▸ **EXERCISE DIRECTIONS**: Leave out all pictures. Return exactly the lines from the top of the material through the line containing "0.0017, 0.0009, 0.0005];".

•••

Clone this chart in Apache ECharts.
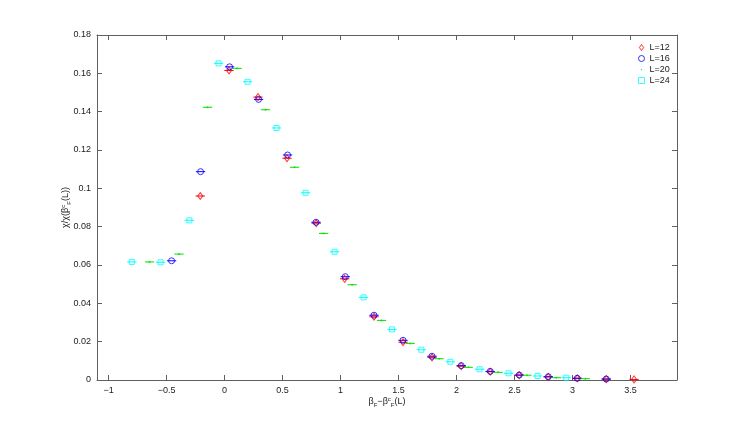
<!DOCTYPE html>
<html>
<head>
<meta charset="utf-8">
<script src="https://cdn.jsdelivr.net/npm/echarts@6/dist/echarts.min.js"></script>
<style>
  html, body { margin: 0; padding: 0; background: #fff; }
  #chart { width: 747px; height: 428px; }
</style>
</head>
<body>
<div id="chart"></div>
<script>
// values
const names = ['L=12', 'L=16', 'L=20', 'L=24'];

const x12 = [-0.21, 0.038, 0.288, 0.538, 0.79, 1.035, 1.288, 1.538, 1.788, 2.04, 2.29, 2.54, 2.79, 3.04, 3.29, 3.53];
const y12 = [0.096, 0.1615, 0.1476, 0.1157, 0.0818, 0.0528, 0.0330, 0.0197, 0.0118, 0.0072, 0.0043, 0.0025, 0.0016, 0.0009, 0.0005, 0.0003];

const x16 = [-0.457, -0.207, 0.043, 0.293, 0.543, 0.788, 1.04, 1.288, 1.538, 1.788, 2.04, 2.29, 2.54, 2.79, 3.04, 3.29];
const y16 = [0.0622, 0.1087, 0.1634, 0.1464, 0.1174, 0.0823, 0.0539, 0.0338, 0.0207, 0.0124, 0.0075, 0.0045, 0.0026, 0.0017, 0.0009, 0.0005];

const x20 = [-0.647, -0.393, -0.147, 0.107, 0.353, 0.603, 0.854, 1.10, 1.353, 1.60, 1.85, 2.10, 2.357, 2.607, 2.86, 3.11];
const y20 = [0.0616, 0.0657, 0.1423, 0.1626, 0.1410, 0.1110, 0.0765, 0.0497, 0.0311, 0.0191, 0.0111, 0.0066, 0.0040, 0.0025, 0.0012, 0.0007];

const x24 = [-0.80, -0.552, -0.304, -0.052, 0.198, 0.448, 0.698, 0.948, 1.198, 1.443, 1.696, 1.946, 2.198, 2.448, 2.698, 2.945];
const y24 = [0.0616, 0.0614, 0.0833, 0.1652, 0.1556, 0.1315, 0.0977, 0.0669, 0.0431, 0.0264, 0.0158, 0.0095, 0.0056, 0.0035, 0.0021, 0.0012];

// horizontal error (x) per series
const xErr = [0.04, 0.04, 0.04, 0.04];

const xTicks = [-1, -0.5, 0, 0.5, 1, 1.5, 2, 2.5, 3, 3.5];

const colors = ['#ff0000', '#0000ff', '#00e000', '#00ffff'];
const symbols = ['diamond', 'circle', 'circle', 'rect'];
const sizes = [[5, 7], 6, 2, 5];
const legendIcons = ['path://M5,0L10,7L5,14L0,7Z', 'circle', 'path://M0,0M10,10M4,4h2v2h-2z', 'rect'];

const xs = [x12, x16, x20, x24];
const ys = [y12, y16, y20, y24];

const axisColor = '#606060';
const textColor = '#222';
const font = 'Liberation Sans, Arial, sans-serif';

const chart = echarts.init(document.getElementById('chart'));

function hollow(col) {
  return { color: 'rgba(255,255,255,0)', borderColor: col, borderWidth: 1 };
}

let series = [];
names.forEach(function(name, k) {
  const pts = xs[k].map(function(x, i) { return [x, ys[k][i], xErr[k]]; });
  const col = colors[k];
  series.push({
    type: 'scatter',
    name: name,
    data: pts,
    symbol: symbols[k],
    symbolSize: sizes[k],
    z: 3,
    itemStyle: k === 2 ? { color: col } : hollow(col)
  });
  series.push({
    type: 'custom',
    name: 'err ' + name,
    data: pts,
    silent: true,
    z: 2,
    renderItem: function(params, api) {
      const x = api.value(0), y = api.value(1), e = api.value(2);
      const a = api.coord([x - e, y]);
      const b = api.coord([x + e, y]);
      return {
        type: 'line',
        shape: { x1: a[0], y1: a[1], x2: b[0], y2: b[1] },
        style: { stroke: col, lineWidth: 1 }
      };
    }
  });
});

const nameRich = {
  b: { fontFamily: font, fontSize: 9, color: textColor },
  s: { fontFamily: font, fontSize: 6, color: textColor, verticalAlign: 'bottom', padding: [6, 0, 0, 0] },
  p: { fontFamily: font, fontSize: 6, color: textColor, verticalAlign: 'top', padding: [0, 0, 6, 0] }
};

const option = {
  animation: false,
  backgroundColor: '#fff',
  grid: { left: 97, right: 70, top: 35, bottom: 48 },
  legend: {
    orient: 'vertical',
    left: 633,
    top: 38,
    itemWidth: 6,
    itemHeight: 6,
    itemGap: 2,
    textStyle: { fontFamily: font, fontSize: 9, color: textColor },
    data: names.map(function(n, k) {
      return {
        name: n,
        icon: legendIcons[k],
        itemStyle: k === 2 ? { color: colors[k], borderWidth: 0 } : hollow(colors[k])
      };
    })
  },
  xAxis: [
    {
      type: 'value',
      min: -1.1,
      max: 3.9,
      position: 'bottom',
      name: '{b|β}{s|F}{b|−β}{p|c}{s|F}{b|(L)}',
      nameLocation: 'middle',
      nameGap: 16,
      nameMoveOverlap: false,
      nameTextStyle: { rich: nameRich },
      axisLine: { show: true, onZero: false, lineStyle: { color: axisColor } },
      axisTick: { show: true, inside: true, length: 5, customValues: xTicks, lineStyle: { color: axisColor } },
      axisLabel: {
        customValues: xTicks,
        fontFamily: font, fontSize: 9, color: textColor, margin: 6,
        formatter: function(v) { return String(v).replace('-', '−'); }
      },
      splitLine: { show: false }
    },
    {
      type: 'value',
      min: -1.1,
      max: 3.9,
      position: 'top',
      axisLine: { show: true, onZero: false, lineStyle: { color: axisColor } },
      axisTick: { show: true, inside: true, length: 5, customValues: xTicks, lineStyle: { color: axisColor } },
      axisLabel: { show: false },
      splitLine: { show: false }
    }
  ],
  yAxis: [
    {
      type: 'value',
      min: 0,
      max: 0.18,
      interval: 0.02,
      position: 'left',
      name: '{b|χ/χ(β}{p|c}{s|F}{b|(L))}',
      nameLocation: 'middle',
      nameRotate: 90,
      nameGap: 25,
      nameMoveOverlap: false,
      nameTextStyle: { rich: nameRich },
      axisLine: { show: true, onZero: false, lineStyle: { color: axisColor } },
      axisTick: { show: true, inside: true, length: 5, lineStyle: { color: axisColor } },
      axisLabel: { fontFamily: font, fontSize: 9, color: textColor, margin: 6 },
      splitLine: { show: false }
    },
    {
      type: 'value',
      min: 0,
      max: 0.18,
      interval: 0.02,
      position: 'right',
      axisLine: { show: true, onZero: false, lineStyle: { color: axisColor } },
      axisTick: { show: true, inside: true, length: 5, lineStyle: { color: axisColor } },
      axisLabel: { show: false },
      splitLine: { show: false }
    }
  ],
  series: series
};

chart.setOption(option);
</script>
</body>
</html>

•••

▸ **FULL ANSWER**:
Clone this chart in Apache ECharts.
<!DOCTYPE html>
<html>
<head>
<meta charset="utf-8">
<script src="https://cdn.jsdelivr.net/npm/echarts@6/dist/echarts.min.js"></script>
<style>
  html, body { margin: 0; padding: 0; background: #fff; }
  #chart { width: 747px; height: 428px; }
</style>
</head>
<body>
<div id="chart"></div>
<script>
// values
const names = ['L=12', 'L=16', 'L=20', 'L=24'];

const x12 = [-0.21, 0.038, 0.288, 0.538, 0.79, 1.035, 1.288, 1.538, 1.788, 2.04, 2.29, 2.54, 2.79, 3.04, 3.29, 3.53];
const y12 = [0.096, 0.1615, 0.1476, 0.1157, 0.0818, 0.0528, 0.0330, 0.0197, 0.0118, 0.0072, 0.0043, 0.0025, 0.0016, 0.0009, 0.0005, 0.0003];

const x16 = [-0.457, -0.207, 0.043, 0.293, 0.543, 0.788, 1.04, 1.288, 1.538, 1.788, 2.04, 2.29, 2.54, 2.79, 3.04, 3.29];
const y16 = [0.0622, 0.1087, 0.1634, 0.1464, 0.1174, 0.0823, 0.0539, 0.0338, 0.0207, 0.0124, 0.0075, 0.0045, 0.0026, 0.0017, 0.0009, 0.0005];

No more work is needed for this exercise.